__Data__.
+ + + + + + +
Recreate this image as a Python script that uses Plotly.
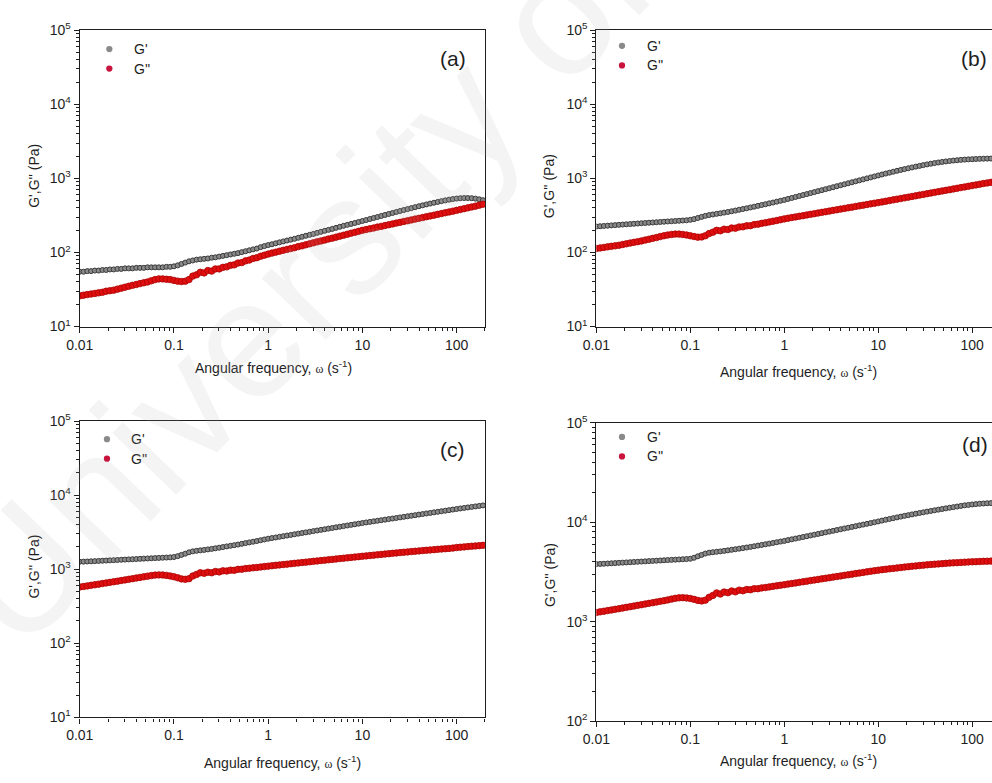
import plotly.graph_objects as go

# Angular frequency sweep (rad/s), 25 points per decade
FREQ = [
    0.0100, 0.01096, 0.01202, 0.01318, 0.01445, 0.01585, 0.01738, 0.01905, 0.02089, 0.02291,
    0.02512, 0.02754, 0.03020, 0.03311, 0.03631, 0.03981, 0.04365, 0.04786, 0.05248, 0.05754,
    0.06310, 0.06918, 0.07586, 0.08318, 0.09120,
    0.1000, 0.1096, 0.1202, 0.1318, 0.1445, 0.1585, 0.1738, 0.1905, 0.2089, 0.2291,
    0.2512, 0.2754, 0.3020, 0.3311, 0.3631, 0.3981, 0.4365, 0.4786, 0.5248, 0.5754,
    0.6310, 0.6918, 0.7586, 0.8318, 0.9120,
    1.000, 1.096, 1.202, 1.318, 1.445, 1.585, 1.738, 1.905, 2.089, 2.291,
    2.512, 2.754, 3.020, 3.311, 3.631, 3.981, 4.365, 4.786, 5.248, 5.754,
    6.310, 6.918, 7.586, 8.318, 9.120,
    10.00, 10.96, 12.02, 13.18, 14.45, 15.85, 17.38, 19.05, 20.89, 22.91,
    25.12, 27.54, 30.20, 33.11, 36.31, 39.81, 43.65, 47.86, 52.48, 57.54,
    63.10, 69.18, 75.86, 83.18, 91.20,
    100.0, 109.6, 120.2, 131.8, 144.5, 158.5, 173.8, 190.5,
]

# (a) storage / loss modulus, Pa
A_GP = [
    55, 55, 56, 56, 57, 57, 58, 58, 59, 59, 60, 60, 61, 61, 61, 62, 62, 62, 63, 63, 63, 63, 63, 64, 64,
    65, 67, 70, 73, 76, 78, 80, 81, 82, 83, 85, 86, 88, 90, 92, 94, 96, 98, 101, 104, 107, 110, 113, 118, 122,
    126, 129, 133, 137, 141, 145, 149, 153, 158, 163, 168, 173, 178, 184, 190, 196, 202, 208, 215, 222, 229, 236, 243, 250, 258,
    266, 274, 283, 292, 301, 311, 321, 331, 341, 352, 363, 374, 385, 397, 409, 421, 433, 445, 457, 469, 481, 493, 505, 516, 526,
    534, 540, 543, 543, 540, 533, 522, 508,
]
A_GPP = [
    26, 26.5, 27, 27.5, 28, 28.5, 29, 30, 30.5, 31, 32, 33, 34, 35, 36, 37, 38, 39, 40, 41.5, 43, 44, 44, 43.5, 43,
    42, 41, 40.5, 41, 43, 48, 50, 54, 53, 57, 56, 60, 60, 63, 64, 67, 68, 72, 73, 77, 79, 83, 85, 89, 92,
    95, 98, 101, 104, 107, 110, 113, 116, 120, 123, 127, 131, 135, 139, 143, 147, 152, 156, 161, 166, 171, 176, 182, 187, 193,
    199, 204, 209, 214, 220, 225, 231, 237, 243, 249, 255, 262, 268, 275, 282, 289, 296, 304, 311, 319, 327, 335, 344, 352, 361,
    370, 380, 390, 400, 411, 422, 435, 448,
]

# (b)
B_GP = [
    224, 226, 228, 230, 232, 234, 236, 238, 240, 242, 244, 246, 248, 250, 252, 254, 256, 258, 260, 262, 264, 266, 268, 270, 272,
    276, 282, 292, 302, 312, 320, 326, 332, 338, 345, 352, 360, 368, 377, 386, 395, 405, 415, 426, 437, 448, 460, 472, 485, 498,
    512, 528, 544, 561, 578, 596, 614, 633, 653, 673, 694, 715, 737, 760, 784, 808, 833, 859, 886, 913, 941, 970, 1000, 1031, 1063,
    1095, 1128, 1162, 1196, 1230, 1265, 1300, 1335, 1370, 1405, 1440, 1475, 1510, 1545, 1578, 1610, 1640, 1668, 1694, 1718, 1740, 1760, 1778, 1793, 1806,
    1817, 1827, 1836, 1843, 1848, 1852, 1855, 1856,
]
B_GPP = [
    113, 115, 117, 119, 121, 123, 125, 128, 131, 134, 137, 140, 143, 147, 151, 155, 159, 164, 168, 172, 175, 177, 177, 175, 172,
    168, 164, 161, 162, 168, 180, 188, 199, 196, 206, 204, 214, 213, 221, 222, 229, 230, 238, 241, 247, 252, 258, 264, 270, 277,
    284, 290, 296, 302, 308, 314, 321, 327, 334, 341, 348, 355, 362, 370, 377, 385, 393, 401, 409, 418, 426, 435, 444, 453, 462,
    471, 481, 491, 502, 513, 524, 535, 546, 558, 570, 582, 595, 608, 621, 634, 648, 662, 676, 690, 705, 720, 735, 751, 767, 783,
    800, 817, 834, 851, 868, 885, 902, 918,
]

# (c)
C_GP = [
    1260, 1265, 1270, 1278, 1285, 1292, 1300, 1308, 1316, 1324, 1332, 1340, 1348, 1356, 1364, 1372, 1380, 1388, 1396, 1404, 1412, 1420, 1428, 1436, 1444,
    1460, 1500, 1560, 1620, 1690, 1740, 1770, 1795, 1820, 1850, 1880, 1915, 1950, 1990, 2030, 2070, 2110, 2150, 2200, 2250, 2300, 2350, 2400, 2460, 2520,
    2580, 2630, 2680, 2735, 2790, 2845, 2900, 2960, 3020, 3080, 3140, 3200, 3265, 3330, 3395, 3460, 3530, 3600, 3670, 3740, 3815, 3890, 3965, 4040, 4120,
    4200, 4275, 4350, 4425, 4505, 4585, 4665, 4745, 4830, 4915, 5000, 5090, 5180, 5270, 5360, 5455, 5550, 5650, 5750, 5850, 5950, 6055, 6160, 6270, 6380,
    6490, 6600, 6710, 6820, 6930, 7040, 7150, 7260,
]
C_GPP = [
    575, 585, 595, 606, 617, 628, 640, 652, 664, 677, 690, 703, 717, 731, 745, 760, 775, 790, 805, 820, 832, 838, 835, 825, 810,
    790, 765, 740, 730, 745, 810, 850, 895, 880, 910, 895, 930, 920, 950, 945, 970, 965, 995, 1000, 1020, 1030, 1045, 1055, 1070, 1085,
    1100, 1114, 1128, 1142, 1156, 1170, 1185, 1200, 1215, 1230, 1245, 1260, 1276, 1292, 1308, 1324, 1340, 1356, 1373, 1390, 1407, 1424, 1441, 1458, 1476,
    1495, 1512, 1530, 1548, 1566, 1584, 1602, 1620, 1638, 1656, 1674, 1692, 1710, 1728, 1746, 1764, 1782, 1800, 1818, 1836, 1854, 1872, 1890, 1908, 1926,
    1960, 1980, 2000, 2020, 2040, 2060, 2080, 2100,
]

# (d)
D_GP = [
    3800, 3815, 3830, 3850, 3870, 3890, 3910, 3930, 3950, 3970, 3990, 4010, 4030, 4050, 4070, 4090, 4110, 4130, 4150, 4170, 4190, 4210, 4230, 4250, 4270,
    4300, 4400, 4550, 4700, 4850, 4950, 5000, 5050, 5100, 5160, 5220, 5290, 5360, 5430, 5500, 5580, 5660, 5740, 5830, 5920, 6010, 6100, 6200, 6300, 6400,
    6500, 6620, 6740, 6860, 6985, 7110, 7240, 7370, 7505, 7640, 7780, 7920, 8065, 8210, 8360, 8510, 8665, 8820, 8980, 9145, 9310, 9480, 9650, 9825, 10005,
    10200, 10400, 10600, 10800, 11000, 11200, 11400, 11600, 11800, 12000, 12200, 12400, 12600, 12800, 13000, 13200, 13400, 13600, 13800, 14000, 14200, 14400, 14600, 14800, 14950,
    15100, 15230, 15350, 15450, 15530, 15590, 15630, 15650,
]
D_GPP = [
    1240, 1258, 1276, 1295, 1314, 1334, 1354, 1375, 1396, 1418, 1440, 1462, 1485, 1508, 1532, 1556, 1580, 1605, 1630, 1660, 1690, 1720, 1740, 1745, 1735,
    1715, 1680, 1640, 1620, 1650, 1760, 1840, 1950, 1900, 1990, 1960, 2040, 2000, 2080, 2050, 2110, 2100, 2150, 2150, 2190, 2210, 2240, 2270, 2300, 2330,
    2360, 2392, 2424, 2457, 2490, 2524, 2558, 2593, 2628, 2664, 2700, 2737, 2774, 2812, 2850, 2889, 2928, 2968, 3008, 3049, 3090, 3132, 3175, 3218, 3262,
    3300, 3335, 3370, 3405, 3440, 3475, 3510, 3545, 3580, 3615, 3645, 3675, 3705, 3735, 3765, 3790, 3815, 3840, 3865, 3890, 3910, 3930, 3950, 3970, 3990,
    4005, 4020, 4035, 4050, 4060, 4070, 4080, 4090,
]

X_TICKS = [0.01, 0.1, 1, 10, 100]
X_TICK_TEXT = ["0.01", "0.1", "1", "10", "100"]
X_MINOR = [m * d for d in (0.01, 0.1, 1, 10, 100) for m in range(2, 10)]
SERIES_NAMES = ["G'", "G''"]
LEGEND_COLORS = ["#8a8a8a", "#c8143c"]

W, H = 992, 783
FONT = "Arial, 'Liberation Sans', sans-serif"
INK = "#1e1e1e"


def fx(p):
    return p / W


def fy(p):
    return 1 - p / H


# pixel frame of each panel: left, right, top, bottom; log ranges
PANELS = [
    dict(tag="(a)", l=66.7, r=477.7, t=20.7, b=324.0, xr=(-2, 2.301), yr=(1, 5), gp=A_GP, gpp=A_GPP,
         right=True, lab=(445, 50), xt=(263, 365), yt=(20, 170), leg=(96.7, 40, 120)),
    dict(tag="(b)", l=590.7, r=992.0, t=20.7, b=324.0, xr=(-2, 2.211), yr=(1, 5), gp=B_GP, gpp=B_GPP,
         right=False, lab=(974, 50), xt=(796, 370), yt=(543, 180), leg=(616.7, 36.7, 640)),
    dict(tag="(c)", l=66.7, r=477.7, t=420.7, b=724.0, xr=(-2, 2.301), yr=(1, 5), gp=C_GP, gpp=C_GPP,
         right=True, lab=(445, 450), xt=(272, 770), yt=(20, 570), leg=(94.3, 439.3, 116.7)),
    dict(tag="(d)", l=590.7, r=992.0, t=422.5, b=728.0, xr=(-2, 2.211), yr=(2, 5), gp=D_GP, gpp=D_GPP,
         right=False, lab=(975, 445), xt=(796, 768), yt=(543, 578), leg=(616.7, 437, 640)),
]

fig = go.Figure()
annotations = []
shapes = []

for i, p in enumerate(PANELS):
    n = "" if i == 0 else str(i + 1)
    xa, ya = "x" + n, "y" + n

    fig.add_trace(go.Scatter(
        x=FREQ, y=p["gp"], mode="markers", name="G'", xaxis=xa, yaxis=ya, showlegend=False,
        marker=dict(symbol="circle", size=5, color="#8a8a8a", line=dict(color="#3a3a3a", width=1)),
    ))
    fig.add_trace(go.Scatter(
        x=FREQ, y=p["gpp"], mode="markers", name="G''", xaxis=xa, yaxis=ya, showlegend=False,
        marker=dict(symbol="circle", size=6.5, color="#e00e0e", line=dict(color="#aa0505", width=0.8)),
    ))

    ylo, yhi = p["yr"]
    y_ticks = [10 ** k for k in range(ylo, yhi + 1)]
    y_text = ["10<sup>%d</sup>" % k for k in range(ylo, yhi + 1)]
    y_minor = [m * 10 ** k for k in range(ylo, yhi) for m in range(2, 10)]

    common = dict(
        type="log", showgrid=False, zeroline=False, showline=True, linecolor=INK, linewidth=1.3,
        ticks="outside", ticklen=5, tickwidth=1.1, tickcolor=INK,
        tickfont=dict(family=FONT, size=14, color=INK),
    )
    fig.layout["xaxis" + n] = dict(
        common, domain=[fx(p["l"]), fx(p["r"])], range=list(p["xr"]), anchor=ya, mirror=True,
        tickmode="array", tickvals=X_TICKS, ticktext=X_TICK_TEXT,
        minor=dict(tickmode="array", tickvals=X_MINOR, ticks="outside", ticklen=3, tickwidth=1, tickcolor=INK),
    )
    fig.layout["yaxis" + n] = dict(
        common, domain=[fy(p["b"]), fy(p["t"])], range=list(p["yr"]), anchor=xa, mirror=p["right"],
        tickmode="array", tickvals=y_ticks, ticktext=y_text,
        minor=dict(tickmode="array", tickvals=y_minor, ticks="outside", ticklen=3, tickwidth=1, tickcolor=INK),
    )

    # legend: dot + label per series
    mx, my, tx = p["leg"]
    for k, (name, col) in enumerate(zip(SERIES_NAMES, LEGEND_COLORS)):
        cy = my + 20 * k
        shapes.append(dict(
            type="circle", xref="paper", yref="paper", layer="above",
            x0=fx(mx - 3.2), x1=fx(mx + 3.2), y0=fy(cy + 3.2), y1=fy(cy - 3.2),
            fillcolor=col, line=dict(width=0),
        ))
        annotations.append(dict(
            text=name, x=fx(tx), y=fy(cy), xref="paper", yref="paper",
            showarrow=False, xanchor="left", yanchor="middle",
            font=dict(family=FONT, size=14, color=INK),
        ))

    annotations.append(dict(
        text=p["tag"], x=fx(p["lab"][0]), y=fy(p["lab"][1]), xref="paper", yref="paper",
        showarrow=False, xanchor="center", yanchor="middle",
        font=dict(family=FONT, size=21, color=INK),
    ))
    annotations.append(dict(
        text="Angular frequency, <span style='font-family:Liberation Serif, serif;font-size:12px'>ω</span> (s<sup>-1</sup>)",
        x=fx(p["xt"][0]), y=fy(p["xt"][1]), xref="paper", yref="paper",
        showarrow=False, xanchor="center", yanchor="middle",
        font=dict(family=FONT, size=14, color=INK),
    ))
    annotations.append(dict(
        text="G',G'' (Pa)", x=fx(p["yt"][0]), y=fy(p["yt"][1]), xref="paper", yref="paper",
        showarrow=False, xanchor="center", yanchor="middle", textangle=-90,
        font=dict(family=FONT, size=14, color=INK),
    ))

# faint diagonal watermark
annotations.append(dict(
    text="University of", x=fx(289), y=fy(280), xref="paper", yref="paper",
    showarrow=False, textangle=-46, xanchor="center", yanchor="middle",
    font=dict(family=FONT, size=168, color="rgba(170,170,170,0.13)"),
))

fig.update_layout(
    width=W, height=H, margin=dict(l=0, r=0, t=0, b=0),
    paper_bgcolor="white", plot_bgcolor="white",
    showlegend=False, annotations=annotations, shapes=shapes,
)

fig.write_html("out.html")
+ + + + + + +
__What this task involves__.
Repeat only the lines between the start of the data and the line with "import plotly.graph_objects as go", including those two lines, and skip the pictures.

__Correct answer__.
Recreate this image as a Python script that uses Plotly.
import plotly.graph_objects as go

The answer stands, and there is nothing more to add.